Exercise aim → Return only the lines running from the top of the entries to the line with "tractive force (g/m2)", inclusive, exactly as written.

Charts and diagrams as code
- - - - - - -
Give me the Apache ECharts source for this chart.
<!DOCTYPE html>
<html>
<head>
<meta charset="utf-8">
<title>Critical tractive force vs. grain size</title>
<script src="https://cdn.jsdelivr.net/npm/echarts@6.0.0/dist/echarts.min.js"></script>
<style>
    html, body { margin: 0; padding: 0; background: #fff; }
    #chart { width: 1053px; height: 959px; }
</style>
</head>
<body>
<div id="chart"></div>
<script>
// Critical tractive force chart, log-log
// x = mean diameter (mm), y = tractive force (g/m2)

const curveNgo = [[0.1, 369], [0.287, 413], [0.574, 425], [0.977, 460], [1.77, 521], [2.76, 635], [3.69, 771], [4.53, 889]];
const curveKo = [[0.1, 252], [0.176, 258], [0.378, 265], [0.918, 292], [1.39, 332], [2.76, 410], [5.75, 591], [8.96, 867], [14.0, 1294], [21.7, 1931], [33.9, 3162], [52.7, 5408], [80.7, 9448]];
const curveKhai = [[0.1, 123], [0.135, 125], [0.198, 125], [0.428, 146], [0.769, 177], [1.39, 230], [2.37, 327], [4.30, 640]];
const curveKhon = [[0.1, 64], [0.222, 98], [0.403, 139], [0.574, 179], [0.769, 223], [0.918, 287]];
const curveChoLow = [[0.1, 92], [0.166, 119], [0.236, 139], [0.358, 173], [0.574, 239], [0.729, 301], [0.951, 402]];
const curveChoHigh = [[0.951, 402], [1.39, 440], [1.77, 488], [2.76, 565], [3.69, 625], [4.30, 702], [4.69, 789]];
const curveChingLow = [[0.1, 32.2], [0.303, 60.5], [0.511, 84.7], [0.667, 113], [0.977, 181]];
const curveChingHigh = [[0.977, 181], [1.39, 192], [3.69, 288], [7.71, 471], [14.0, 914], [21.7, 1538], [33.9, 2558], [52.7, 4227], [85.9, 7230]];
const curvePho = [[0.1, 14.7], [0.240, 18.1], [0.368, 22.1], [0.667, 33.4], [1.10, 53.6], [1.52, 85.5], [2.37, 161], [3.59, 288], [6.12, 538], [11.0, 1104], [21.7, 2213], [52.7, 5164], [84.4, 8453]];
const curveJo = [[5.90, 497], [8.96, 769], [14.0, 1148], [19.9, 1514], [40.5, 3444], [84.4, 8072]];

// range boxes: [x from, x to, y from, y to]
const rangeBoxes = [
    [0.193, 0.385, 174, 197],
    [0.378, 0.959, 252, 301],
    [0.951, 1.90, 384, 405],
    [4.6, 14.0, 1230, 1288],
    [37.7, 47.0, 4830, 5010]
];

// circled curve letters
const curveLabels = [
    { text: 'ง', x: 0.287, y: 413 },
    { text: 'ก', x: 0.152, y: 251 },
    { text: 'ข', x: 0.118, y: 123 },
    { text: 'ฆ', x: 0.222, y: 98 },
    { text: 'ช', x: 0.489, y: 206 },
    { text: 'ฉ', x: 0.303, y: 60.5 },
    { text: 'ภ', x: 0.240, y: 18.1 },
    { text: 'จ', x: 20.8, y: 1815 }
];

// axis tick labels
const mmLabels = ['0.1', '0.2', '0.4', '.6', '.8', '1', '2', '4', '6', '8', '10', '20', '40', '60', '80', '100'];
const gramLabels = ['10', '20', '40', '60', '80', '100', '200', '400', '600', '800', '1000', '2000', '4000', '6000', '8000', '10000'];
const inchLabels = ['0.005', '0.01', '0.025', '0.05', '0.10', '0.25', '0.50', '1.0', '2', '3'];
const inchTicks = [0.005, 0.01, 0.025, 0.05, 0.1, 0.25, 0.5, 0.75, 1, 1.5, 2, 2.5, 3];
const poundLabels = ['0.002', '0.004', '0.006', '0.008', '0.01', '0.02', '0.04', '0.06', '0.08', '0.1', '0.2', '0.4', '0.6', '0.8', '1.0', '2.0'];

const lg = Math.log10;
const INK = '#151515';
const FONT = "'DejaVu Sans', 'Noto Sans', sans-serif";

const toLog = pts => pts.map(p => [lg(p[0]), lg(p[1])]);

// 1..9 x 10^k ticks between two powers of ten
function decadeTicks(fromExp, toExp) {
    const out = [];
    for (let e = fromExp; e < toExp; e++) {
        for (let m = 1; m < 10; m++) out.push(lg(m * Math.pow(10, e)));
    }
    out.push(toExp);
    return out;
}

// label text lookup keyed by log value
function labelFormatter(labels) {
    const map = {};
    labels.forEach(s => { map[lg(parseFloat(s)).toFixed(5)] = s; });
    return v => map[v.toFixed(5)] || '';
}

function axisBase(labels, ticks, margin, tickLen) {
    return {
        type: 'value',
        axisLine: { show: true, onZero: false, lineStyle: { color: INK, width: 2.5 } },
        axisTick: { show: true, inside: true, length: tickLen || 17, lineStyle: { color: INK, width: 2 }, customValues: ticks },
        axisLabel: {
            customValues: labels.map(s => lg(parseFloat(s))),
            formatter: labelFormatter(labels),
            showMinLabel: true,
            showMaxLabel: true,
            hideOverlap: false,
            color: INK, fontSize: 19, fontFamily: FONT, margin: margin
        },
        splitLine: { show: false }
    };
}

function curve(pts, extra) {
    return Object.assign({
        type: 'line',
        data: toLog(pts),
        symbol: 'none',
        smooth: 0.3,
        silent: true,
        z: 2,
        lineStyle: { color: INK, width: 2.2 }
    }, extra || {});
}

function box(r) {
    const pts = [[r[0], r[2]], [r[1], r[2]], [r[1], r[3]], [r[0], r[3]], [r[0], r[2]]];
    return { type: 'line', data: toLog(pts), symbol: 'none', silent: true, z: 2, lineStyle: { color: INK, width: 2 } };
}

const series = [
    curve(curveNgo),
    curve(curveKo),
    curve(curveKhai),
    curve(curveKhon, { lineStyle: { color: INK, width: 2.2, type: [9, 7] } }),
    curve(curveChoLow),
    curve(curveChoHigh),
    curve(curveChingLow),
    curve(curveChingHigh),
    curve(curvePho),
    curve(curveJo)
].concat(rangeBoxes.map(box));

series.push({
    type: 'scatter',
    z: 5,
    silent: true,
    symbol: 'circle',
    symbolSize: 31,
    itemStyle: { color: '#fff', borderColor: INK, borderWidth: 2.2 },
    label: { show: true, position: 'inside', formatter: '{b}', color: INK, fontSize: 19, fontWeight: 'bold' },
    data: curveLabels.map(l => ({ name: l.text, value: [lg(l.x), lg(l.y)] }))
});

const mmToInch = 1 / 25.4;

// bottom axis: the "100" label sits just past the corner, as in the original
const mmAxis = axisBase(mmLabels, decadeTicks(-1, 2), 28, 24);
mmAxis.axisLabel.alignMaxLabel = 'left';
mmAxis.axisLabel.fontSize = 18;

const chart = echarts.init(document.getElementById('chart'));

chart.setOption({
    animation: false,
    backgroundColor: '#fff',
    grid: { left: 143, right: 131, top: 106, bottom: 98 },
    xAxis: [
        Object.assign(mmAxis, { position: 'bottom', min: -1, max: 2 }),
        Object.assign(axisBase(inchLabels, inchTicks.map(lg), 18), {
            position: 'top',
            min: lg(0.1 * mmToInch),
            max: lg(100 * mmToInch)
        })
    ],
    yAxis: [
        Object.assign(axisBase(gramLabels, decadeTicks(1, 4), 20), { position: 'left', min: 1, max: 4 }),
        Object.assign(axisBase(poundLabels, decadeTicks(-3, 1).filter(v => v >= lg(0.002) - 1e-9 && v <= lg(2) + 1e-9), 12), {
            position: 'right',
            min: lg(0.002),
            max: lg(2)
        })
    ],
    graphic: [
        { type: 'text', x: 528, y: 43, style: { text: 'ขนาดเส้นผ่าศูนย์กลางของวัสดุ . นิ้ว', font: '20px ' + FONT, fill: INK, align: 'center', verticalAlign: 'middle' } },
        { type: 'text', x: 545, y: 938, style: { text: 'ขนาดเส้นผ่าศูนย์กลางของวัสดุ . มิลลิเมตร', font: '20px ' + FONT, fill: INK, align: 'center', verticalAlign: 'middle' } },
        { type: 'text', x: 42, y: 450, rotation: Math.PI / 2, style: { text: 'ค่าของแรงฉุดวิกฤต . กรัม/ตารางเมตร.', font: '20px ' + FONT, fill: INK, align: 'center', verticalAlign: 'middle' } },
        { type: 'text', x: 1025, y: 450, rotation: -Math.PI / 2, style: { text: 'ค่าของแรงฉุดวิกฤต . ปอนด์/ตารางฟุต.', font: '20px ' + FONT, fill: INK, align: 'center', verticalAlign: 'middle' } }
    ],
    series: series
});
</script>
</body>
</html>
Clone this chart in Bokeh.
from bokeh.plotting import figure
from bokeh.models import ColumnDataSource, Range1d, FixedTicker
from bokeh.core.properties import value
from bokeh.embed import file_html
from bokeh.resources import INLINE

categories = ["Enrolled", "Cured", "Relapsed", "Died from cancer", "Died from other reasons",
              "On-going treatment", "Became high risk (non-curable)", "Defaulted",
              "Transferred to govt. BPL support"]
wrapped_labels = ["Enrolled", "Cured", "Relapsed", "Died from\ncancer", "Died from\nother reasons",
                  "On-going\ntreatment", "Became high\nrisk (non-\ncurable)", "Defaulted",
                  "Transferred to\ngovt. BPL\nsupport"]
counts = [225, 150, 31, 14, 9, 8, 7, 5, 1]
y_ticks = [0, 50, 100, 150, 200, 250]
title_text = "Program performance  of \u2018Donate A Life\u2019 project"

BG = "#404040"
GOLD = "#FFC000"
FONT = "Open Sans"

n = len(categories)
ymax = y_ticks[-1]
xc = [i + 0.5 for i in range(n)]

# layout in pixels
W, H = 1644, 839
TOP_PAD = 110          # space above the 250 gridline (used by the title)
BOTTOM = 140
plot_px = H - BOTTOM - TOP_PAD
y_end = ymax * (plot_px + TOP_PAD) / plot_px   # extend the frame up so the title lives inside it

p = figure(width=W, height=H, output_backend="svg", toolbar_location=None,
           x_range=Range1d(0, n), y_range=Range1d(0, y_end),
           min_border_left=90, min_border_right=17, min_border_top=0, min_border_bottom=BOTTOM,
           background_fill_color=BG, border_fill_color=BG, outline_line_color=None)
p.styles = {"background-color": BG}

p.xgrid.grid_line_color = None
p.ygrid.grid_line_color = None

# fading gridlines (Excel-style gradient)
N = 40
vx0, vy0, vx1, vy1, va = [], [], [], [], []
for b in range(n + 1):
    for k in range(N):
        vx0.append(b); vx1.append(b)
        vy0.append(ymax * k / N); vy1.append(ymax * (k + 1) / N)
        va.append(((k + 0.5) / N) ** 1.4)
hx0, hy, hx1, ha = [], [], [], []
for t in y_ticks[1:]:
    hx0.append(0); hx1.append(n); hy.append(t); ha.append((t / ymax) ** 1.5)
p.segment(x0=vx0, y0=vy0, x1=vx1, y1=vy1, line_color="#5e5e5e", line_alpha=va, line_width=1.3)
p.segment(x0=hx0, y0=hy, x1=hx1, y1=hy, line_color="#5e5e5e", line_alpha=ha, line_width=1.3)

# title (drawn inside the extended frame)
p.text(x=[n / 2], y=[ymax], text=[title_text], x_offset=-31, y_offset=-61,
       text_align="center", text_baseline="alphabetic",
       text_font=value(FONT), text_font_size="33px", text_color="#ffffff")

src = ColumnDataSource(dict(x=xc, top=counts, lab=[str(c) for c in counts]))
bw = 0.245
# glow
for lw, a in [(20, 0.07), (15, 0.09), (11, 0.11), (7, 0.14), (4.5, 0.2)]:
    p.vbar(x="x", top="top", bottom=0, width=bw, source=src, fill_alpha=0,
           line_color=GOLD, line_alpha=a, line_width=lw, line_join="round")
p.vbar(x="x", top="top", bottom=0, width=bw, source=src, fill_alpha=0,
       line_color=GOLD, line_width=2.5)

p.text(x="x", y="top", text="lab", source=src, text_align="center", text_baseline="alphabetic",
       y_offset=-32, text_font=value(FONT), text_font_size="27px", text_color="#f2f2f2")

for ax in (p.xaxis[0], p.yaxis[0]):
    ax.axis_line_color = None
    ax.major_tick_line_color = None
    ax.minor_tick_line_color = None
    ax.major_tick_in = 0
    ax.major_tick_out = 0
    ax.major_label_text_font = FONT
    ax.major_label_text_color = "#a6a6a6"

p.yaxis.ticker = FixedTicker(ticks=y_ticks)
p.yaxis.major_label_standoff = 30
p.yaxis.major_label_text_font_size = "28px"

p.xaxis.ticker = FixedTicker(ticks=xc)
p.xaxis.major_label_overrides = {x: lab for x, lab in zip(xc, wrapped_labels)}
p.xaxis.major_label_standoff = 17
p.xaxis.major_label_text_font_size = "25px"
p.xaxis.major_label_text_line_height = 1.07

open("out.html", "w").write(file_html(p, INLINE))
- - - - - - -
Result →
Give me the Apache ECharts source for this chart.
<!DOCTYPE html>
<html>
<head>
<meta charset="utf-8">
<title>Critical tractive force vs. grain size</title>
<script src="https://cdn.jsdelivr.net/npm/echarts@6.0.0/dist/echarts.min.js"></script>
<style>
    html, body { margin: 0; padding: 0; background: #fff; }
    #chart { width: 1053px; height: 959px; }
</style>
</head>
<body>
<div id="chart"></div>
<script>
// Critical tractive force chart, log-log
// x = mean diameter (mm), y = tractive force (g/m2)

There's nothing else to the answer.